February 3, 2012 / 12:32 AM / 6 years ago

Nervous markets eye U.S. jobs report, Greece

LONDON (Reuters) - Caution ahead of U.S. jobs numbers kept a lid on gains for stock markets on Friday after an optimistic start to the year that has added more than 7 percent to global company values.

Sentiment was underpinned by data that hinted the euro zone may yet avoid recession, boosting European shares, and that China has room to ease monetary policy.

The U.S. nonfarm payrolls report will be a key catalyst as strong data would fuel growing hopes the global economy is on a firm recovery path, while disappointing numbers could add to pressure on the U.S. Federal Reserve to stimulate the economy, supporting appetite for riskier assets.

“A weak read will probably be interpreted as an indication that QE3 (a third round of quantitative easing) is needed to help the recovery,” Cameron Peacock, market analyst at IG Markets, said.

Payrolls are forecast to rise by 150,000 after a 200,000 increase in December, with the unemployment rate seen static at 8.5 percent.

Tensions ahead of the data kept the dollar teetering near three-month lows versus the yen on Friday, trading at 76.19 yen and keeping alive the threat of official intervention from Tokyo to weaken the Japanese currency.

“The pressure has really been on the dollar after the FOMC meeting,” said John Hardy, currency strategist at Saxo Bank.

“I think the will of the Japanese will be tested in coming days, but we’re up against a hard wall with all the determination and the artillery the Japanese have.”

Signs of life in a moribund euro zone came from a business survey showing the private sector economy snapped a four-month decline in January and expanded, albeit very weakly and roughly in line with earlier flash estimates.
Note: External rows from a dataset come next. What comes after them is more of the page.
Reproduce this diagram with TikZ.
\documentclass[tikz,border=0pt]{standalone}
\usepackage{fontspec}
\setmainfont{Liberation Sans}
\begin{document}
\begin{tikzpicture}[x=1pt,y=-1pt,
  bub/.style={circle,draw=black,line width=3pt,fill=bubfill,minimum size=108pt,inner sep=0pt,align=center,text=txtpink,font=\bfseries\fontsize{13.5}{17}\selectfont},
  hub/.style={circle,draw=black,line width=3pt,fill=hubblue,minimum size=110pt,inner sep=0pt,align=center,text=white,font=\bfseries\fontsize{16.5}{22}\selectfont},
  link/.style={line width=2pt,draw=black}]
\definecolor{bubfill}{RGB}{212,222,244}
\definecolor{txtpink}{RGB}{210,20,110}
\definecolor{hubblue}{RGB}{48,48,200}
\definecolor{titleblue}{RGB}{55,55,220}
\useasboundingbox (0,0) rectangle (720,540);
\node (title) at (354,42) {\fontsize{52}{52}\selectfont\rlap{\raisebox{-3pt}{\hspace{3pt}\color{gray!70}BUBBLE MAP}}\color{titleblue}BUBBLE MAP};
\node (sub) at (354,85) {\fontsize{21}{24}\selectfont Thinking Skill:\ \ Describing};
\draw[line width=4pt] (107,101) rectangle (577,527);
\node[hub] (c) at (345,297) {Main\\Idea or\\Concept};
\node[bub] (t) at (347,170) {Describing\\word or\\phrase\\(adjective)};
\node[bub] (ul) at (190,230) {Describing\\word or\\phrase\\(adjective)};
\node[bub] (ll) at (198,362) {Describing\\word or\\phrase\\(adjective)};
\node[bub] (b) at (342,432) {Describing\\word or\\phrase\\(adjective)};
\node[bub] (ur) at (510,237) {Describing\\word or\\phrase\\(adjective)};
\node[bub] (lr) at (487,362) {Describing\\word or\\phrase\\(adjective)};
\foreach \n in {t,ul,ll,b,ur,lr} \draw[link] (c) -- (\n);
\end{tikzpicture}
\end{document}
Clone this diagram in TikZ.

Markit’s Eurozone Composite Purchasing Managers Index (PMI) rose in January to 50.4 from 48.3 in December, above the 50 mark that denotes growth for the first time since August.

The FTSEurofirst 300 index .FTEU3 of top European shares turned positive after the data, rising 0.2 percent.

The MSCI world equity index, which despite the euro zone debt crisis is up nearly 7.4 percent this year, was unchanged at 321.86.

But events in Greece, which is striving to seal a broader restructuring deal with its creditors by early next week, were likely to keep prices vulnerable intra-day.

The remaining risks that that process could still end up in a messy default that would have repercussions for banks and governments across Europe, supported demand for safe-haven government debt, with the German Bund future up 41 ticks higher at 139.49.

”The focus is squarely on the U.S. employment report which is crucial for near-term sentiment not just for the U.S. but in other markets as well,“ ” Nick Stamenkovic, bond strategist, RIA Capital Markets, said

“On top of that, investors (are) still awaiting news from the Greek PSI negotiations which seem to be dragging on.”

    GREEK DEADLINE LOOMS

    Euro zone finance ministers aim to approve a key second financing package for Greece on Monday, including agreement on the size of voluntary losses private bondholders are willing to accept and new reforms Athens must undertake.

    Finance Minister Evangelos Venizelos said on Thursday the European Central Bank needed to share the restructuring burden.

    It could send Athens profits from Greek bonds it holds via a roundabout route that would provide aid while respecting a ban on the ECB financing governments direct, sources said.

    Investors were also on watch for possible monetary easing in China after its Purchasing Managers Index for non-manufacturing sectors dipped to 52.9 in January from 56.0 in December and input price inflation eased.

    “With inflation on track to ease further, ...policymakers still have ample room for more ...easing measures to ensure a soft-landing,” Qu Hongbin, chief economist for China and co-head of Asian economic research at HSBC, said.

    The euro inched up to $1.3166, struggling to make much headway after the Chinese data.

    Shares in commodities trader Glencore (GLEN.L) shed 1 percent and Xstrata XTA.L was down 0.7 percent.

    They held on to the bulk of steep gains posted on Thursday on news the commodities trader is in talks to buy the mining group in all-share tie-up that could create a combined group worth more than 50 billion pounds ($79 billion), shaking up the industry with its biggest deal to date.